▶ [GOAL]
Below is some material; set it all down exactly, apart from the pictures.

▶ [SUPPLIED DATA]
::::

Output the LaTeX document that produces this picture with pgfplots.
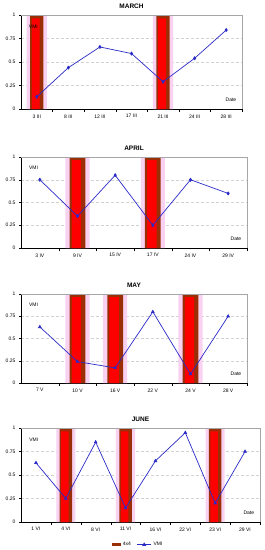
\documentclass[border=0pt]{standalone}
\usepackage{pgfplots}
\pgfplotsset{compat=1.18}
\usepackage{fontspec}
\setmainfont{Liberation Sans}
\definecolor{barred}{HTML}{FF0000}
\definecolor{barbrown}{HTML}{9A2E06}
\definecolor{glow}{HTML}{F9D2F2}
\definecolor{vmiblue}{HTML}{2A2AC8}
\pgfplotsset{
  monthax/.style={
    scale only axis,
    axis x line*=bottom, axis y line*=left,
    ymin=0, ymax=1,
    ytick={0,0.25,0.5,0.75,1},
    yticklabels={0,0.25,0.5,0.75,1},
    ymajorgrids, grid style={densely dashed, gray!35},
    tick label style={font=\fontsize{5}{6}\selectfont},
    xtick style={draw=none},
    ytick style={black}, tick align=outside, major tick length=2pt,
    extra x tick labels={},
    extra x tick style={major tick length=3pt, tick align=outside, xtick style={draw=black}, grid=none},
    axis line style={black, line width=0.6pt},
    title style={font=\fontsize{6.5}{7}\selectfont\bfseries, yshift=-3pt},
    clip=false,
  },
  glowbar/.style={ybar, bar shift=0pt, bar width=0.64, fill=glow, draw=none, forget plot},
  vbar/.style={ybar, bar shift=0pt, bar width=0.42, fill=barbrown, draw=none},
  vbarin/.style={ybar, bar shift=-1pt, bar width=0.25, fill=barred, draw=none, forget plot},
  vline/.style={color=vmiblue, line width=0.7pt, mark size=1.5pt},
}
\newcommand{\decor}{%
  \draw[gray!70] (rel axis cs:0,1) -- (rel axis cs:1,1) -- (rel axis cs:1,0);
  \node[anchor=west, font=\fontsize{5}{6}\selectfont] at (rel axis cs:0.02,0.88) {VMI};
  \node[anchor=east, font=\fontsize{5}{6}\selectfont] at (rel axis cs:0.99,0.1) {Date};
}
\begin{document}
\begin{tikzpicture}
\path[use as bounding box] (0,0) rectangle (265pt,-550pt);
% MARCH
\begin{axis}[monthax, at={(21pt,-109pt)}, anchor=south west,
  width=221pt, height=94pt, title={MARCH},
  xmin=-0.5, xmax=6.5, xtick={0,...,6},
  xticklabels={3 III,8 III,12 III,17 III,21 III,24 III,28 III},
  extra x ticks={0.5,1.5,2.5,3.5,4.5,5.5,6.5}]
\addplot[glowbar] coordinates {(0,1) (4,1)};
\addplot[vbar] coordinates {(0,1) (4,1)};
\addplot[vbarin] coordinates {(0,0.965) (4,0.965)};
\addplot[vline, mark=diamond*] coordinates {(0,0.13) (1,0.44) (2,0.66) (3,0.59) (4,0.29) (5,0.54) (6,0.84)};
\decor
\end{axis}
% APRIL
\begin{axis}[monthax, at={(21pt,-248pt)}, anchor=south west,
  width=226pt, height=91pt, title={APRIL},
  xmin=-0.5, xmax=5.5, xtick={0,...,5},
  xticklabels={3 IV,9 IV,15 IV,17 IV,24 IV,29 IV},
  extra x ticks={0.5,1.5,2.5,3.5,4.5,5.5}]
\addplot[glowbar] coordinates {(1,1) (3,1)};
\addplot[vbar] coordinates {(1,1) (3,1)};
\addplot[vbarin] coordinates {(1,0.965) (3,0.965)};
\addplot[vline, mark=diamond*] coordinates {(0,0.75) (1,0.35) (2,0.80) (3,0.25) (4,0.75) (5,0.60)};
\decor
\end{axis}
% MAY
\begin{axis}[monthax, at={(21pt,-383pt)}, anchor=south west,
  width=226pt, height=89pt, title={MAY},
  xmin=-0.5, xmax=5.5, xtick={0,...,5},
  xticklabels={7 V,10 V,16 V,22 V,24 V,28 V},
  extra x ticks={0.5,1.5,2.5,3.5,4.5,5.5}]
\addplot[glowbar] coordinates {(1,1) (2,1) (4,1)};
\addplot[vbar] coordinates {(1,1) (2,1) (4,1)};
\addplot[vbarin] coordinates {(1,0.965) (2,0.965) (4,0.965)};
\addplot[vline, mark=triangle*] coordinates {(0,0.63) (1,0.24) (2,0.17) (3,0.80) (4,0.10) (5,0.75)};
\decor
\end{axis}
% JUNE
\begin{axis}[monthax, at={(21pt,-522pt)}, anchor=south west,
  width=239pt, height=94pt, title={JUNE},
  xmin=-0.5, xmax=7.5, xtick={0,...,7},
  xticklabels={1 VI,4 VI,8 VI,11 VI,16 VI,22 VI,23 VI,29 VI},
  extra x ticks={0.5,1.5,2.5,3.5,4.5,5.5,6.5,7.5},
  legend style={at={(0.49,-0.17)}, anchor=north, legend columns=2, draw=none,
    font=\fontsize{5}{6}\selectfont, /tikz/every even column/.append style={column sep=4pt}}]
\addplot[glowbar] coordinates {(1,1) (3,1) (6,1)};
\addplot[vbar, legend image code/.code={\fill[barbrown] (0pt,-1.2pt) rectangle (9pt,1.2pt);}] coordinates {(1,1) (3,1) (6,1)};
\addlegendentry{4x4}
\addplot[vbarin] coordinates {(1,0.965) (3,0.965) (6,0.965)};
\addplot[vline, mark=triangle*, legend image code/.code={\draw[vmiblue, line width=0.7pt] (0pt,0pt) -- (14pt,0pt); \fill[vmiblue] (7pt,1.6pt) -- (5.6pt,-0.8pt) -- (8.4pt,-0.8pt) -- cycle;}] coordinates {(0,0.63) (1,0.25) (2,0.85) (3,0.15) (4,0.65) (5,0.95) (6,0.20) (7,0.75)};
\addlegendentry{VMI}
\decor
\end{axis}
\end{tikzpicture}
\end{document}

::::

▶ [FINISHED EXERCISE]
Output the LaTeX document that produces this picture with pgfplots.
\documentclass[border=0pt]{standalone}
\usepackage{pgfplots}
\pgfplotsset{compat=1.18}
\usepackage{fontspec}
\setmainfont{Liberation Sans}
\definecolor{barred}{HTML}{FF0000}
\definecolor{barbrown}{HTML}{9A2E06}
\definecolor{glow}{HTML}{F9D2F2}
\definecolor{vmiblue}{HTML}{2A2AC8}
\pgfplotsset{
  monthax/.style={
    scale only axis,
    axis x line*=bottom, axis y line*=left,
    ymin=0, ymax=1,
    ytick={0,0.25,0.5,0.75,1},
    yticklabels={0,0.25,0.5,0.75,1},
    ymajorgrids, grid style={densely dashed, gray!35},
    tick label style={font=\fontsize{5}{6}\selectfont},
    xtick style={draw=none},
    ytick style={black}, tick align=outside, major tick length=2pt,
    extra x tick labels={},
    extra x tick style={major tick length=3pt, tick align=outside, xtick style={draw=black}, grid=none},
    axis line style={black, line width=0.6pt},
    title style={font=\fontsize{6.5}{7}\selectfont\bfseries, yshift=-3pt},
    clip=false,
  },
  glowbar/.style={ybar, bar shift=0pt, bar width=0.64, fill=glow, draw=none, forget plot},
  vbar/.style={ybar, bar shift=0pt, bar width=0.42, fill=barbrown, draw=none},
  vbarin/.style={ybar, bar shift=-1pt, bar width=0.25, fill=barred, draw=none, forget plot},
  vline/.style={color=vmiblue, line width=0.7pt, mark size=1.5pt},
}
\newcommand{\decor}{%
  \draw[gray!70] (rel axis cs:0,1) -- (rel axis cs:1,1) -- (rel axis cs:1,0);
  \node[anchor=west, font=\fontsize{5}{6}\selectfont] at (rel axis cs:0.02,0.88) {VMI};
  \node[anchor=east, font=\fontsize{5}{6}\selectfont] at (rel axis cs:0.99,0.1) {Date};
}
\begin{document}
\begin{tikzpicture}
\path[use as bounding box] (0,0) rectangle (265pt,-550pt);
% MARCH
\begin{axis}[monthax, at={(21pt,-109pt)}, anchor=south west,
  width=221pt, height=94pt, title={MARCH},
  xmin=-0.5, xmax=6.5, xtick={0,...,6},
  xticklabels={3 III,8 III,12 III,17 III,21 III,24 III,28 III},
  extra x ticks={0.5,1.5,2.5,3.5,4.5,5.5,6.5}]
\addplot[glowbar] coordinates {(0,1) (4,1)};
\addplot[vbar] coordinates {(0,1) (4,1)};
\addplot[vbarin] coordinates {(0,0.965) (4,0.965)};
\addplot[vline, mark=diamond*] coordinates {(0,0.13) (1,0.44) (2,0.66) (3,0.59) (4,0.29) (5,0.54) (6,0.84)};
\decor
\end{axis}
% APRIL
\begin{axis}[monthax, at={(21pt,-248pt)}, anchor=south west,
  width=226pt, height=91pt, title={APRIL},
  xmin=-0.5, xmax=5.5, xtick={0,...,5},
  xticklabels={3 IV,9 IV,15 IV,17 IV,24 IV,29 IV},
  extra x ticks={0.5,1.5,2.5,3.5,4.5,5.5}]
\addplot[glowbar] coordinates {(1,1) (3,1)};
\addplot[vbar] coordinates {(1,1) (3,1)};
\addplot[vbarin] coordinates {(1,0.965) (3,0.965)};
\addplot[vline, mark=diamond*] coordinates {(0,0.75) (1,0.35) (2,0.80) (3,0.25) (4,0.75) (5,0.60)};
\decor
\end{axis}
% MAY
\begin{axis}[monthax, at={(21pt,-383pt)}, anchor=south west,
  width=226pt, height=89pt, title={MAY},
  xmin=-0.5, xmax=5.5, xtick={0,...,5},
  xticklabels={7 V,10 V,16 V,22 V,24 V,28 V},
  extra x ticks={0.5,1.5,2.5,3.5,4.5,5.5}]
\addplot[glowbar] coordinates {(1,1) (2,1) (4,1)};
\addplot[vbar] coordinates {(1,1) (2,1) (4,1)};
\addplot[vbarin] coordinates {(1,0.965) (2,0.965) (4,0.965)};
\addplot[vline, mark=triangle*] coordinates {(0,0.63) (1,0.24) (2,0.17) (3,0.80) (4,0.10) (5,0.75)};
\decor
\end{axis}
% JUNE
\begin{axis}[monthax, at={(21pt,-522pt)}, anchor=south west,
  width=239pt, height=94pt, title={JUNE},
  xmin=-0.5, xmax=7.5, xtick={0,...,7},
  xticklabels={1 VI,4 VI,8 VI,11 VI,16 VI,22 VI,23 VI,29 VI},
  extra x ticks={0.5,1.5,2.5,3.5,4.5,5.5,6.5,7.5},
  legend style={at={(0.49,-0.17)}, anchor=north, legend columns=2, draw=none,
    font=\fontsize{5}{6}\selectfont, /tikz/every even column/.append style={column sep=4pt}}]
\addplot[glowbar] coordinates {(1,1) (3,1) (6,1)};
\addplot[vbar, legend image code/.code={\fill[barbrown] (0pt,-1.2pt) rectangle (9pt,1.2pt);}] coordinates {(1,1) (3,1) (6,1)};
\addlegendentry{4x4}
\addplot[vbarin] coordinates {(1,0.965) (3,0.965) (6,0.965)};
\addplot[vline, mark=triangle*, legend image code/.code={\draw[vmiblue, line width=0.7pt] (0pt,0pt) -- (14pt,0pt); \fill[vmiblue] (7pt,1.6pt) -- (5.6pt,-0.8pt) -- (8.4pt,-0.8pt) -- cycle;}] coordinates {(0,0.63) (1,0.25) (2,0.85) (3,0.15) (4,0.65) (5,0.95) (6,0.20) (7,0.75)};
\addlegendentry{VMI}
\decor
\end{axis}
\end{tikzpicture}
\end{document}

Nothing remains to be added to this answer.